### Exercise objective
What is to be printed is the span of lines starting at the one containing "Give me the TikZ source for this diagram." and ending at the one containing "(partner) -- (span);", reproduced exactly with pictures left out.

[Stored records]
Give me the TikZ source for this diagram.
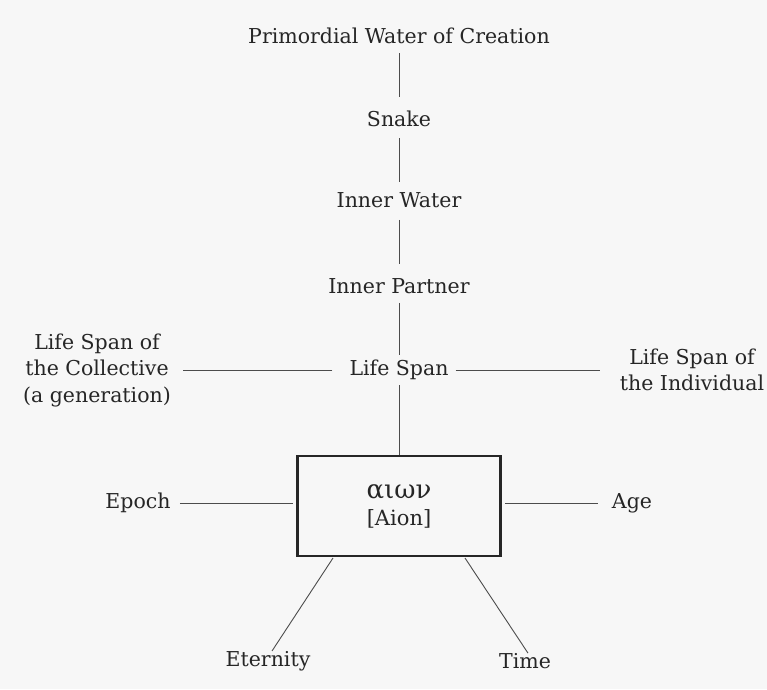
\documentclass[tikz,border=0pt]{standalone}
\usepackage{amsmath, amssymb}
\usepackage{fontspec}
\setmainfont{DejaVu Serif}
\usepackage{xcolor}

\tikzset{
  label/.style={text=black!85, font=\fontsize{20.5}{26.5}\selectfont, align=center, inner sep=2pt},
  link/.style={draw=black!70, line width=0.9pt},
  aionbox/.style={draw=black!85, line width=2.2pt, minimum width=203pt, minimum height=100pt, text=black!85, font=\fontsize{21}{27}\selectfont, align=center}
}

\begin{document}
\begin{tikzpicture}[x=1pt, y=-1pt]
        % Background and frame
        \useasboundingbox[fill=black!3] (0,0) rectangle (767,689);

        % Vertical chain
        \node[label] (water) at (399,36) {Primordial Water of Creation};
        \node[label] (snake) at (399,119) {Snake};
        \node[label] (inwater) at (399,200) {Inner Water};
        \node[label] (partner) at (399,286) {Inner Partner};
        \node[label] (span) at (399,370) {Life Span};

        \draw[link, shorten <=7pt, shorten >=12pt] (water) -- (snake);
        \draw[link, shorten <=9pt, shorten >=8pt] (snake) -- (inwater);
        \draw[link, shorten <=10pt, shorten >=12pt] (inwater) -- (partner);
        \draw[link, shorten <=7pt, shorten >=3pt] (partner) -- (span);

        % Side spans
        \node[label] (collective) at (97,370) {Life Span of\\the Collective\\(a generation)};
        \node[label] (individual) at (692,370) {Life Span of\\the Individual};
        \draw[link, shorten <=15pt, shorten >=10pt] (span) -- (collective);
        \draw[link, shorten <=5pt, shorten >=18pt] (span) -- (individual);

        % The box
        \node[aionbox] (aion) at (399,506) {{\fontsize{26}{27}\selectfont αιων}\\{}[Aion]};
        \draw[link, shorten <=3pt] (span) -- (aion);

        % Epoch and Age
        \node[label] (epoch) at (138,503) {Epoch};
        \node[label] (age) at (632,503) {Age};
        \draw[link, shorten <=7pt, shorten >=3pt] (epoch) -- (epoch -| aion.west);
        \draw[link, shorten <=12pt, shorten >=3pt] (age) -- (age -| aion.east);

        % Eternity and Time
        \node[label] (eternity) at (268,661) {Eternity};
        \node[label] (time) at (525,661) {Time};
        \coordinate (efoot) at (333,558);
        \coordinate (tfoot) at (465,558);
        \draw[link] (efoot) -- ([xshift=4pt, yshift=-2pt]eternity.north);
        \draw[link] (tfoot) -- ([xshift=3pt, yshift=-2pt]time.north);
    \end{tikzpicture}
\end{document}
...
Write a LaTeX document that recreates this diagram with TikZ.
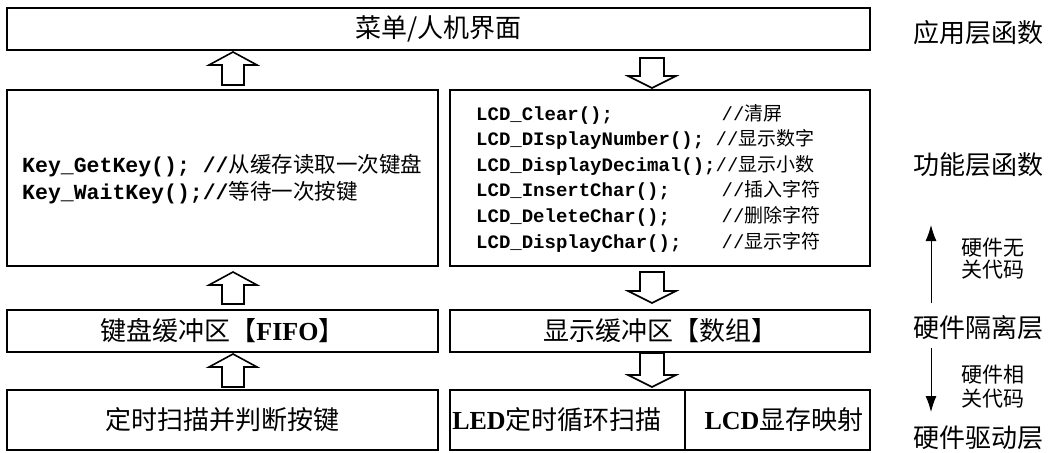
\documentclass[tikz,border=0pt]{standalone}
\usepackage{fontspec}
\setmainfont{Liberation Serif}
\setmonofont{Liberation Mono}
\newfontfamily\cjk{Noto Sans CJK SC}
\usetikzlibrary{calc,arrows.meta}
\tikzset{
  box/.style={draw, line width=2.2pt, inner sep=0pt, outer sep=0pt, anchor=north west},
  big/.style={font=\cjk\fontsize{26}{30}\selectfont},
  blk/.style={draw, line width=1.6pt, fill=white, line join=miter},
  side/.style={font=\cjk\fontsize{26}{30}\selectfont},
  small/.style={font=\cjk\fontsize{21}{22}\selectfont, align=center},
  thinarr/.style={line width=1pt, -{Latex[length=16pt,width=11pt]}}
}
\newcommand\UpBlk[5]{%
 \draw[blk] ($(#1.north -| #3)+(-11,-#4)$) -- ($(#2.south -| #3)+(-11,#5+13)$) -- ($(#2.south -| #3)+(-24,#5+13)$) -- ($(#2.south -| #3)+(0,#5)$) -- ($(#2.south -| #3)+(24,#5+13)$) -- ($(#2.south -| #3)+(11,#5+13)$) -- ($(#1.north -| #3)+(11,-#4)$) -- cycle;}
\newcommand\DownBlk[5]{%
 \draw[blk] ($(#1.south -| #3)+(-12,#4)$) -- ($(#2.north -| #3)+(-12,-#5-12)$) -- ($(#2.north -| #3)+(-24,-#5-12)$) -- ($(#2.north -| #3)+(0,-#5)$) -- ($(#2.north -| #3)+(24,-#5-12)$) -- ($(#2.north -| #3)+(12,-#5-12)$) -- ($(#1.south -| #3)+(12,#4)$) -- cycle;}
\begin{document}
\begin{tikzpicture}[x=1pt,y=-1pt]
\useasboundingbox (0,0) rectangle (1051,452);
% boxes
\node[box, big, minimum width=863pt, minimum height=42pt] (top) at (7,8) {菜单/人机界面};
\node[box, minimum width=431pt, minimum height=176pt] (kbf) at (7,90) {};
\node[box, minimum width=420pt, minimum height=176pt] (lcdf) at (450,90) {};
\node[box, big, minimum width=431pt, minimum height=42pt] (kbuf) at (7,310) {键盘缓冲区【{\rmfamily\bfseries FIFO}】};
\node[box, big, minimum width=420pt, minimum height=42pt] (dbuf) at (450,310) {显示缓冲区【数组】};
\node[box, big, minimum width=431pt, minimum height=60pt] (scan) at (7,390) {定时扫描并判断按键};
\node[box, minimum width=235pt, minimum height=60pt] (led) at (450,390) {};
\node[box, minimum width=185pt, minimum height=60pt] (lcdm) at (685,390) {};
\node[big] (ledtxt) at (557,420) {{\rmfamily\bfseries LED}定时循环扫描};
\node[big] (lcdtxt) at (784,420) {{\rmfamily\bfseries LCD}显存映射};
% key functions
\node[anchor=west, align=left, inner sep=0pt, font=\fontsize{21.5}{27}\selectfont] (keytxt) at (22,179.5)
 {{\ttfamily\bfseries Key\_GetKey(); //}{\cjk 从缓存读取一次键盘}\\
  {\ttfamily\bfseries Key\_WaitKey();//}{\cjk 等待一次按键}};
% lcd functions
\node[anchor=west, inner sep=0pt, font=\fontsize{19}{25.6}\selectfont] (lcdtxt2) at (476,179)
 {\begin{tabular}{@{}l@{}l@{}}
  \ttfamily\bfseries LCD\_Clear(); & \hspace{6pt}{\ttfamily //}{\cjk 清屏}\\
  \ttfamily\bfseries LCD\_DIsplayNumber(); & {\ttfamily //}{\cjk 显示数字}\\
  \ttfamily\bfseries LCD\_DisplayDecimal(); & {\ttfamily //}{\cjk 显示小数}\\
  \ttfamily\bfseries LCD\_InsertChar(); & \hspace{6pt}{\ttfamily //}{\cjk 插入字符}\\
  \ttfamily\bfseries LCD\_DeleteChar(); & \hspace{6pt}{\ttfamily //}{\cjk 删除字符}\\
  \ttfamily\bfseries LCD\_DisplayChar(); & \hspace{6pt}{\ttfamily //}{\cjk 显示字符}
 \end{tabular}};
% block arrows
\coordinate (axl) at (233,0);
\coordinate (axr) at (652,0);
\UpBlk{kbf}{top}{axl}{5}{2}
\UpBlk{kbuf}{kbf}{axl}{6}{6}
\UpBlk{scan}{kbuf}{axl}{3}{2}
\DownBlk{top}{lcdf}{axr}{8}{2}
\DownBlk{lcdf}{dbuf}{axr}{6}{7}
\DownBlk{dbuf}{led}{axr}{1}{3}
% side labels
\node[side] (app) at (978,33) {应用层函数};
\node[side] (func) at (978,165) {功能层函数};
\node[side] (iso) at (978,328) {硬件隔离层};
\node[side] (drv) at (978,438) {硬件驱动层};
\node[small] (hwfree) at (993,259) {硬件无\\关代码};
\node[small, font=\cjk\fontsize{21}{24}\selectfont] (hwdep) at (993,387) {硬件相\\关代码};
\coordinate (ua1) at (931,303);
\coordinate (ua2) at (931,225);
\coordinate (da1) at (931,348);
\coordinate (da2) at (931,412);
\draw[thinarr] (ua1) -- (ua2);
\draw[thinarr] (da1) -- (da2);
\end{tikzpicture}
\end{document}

### Problem solution
Give me the TikZ source for this diagram.
\documentclass[tikz,border=0pt]{standalone}
\usepackage{amsmath, amssymb}
\usepackage{fontspec}
\setmainfont{DejaVu Serif}
\usepackage{xcolor}

\tikzset{
  label/.style={text=black!85, font=\fontsize{20.5}{26.5}\selectfont, align=center, inner sep=2pt},
  link/.style={draw=black!70, line width=0.9pt},
  aionbox/.style={draw=black!85, line width=2.2pt, minimum width=203pt, minimum height=100pt, text=black!85, font=\fontsize{21}{27}\selectfont, align=center}
}

\begin{document}
\begin{tikzpicture}[x=1pt, y=-1pt]
        % Background and frame
        \useasboundingbox[fill=black!3] (0,0) rectangle (767,689);

        % Vertical chain
        \node[label] (water) at (399,36) {Primordial Water of Creation};
        \node[label] (snake) at (399,119) {Snake};
        \node[label] (inwater) at (399,200) {Inner Water};
        \node[label] (partner) at (399,286) {Inner Partner};
        \node[label] (span) at (399,370) {Life Span};

        \draw[link, shorten <=7pt, shorten >=12pt] (water) -- (snake);
        \draw[link, shorten <=9pt, shorten >=8pt] (snake) -- (inwater);
        \draw[link, shorten <=10pt, shorten >=12pt] (inwater) -- (partner);
        \draw[link, shorten <=7pt, shorten >=3pt] (partner) -- (span);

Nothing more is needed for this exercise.